His former competitors awarded Yul Kwon, the “godfather” of the CBS game “Survivor: Cook Islands,” with the $1 million top prize Sunday in a classic finale that pitted brains vs. brawn.

Kwon, a management consultant who was the soft-spoken strategic whiz in the 13th edition of the game, bested Oscar “Ozzy” Lusth, the effortless athlete who dominated physical challenges as the game neared its end.

With the money on the line, it was a 5-4 vote.

“It’s the first time I’ve ever felt bad that somebody didn’t win,” host Jeff Probst said. “It was so evenly matched.”

Kwon, a 31-year-old management consultant who lives in San Mateo, Calif., was the brain with degrees from Stanford University and Yale Law School. He controlled the strategic aspect of the game, particularly after he found a hidden piece of jewelry that guaranteed him one-time immunity from being voted off the island.

“The key to winning the game is maximizing the good luck and minimizing the bad luck,” he said later.

Lusth, who has two years of Santa Barbara City College on his resume and works as a waiter near the surf in Venice, Calif., mastered the tropical game’s challenges. He won two very different ones on the show’s final two-hour telecast Sunday: winning a race to complete a complex puzzle, and showing his endurance by standing on a tiny platform for two and a half hours.
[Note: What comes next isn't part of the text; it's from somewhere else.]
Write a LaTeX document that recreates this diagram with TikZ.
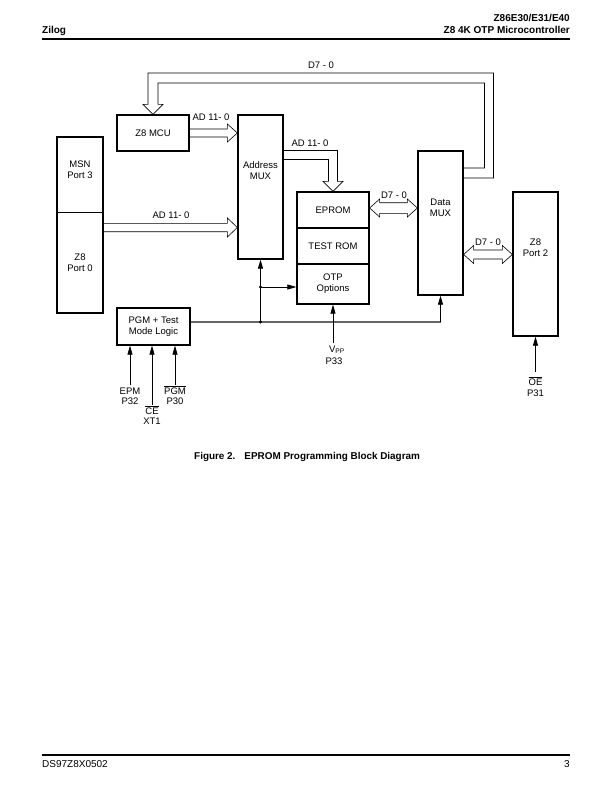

For the first time, “Survivor” brought a third contestant into the final vote, but 28-year-old Rebekah “Becky” Lee was a non-factor.

For a game that began in racial controversy, it turned into a showcase for the nation’s diversity, according to Kwon.

“Survivor” producers were criticized for segregating four, four-person teams along ethnic lines at the game’s start: white, black, Hispanic and Asian American.

The game’s final four contestants included a black woman, Mexican-born man and two Asian-Americans. The fourth was Sundra Oakley, a 31-year-old actress from Los Angeles.

Those four people made up the game’s Aitu tribe, which at one point competed against the eight-member Raro tribe. Methodically, that core group of four voted all eight of the others out of the game, the final one Sunday being Adam Gentry, 28, a copying machine salesman who lives in San Diego.

Lee hoped to garner votes by convincing her former tribe members that she had mastered the social aspect of the game, in order to survive so long.

They weren’t buying it, particularly after Lee and Oakley had to compete in a tie-breaking contest that required them to build and sustain a fire. After an hour failing with a flint, Probst gave them matches. Lee won because Oakley ran out of matches.

“After 35 days out here, you should both know how to make fire,” Probst scolded.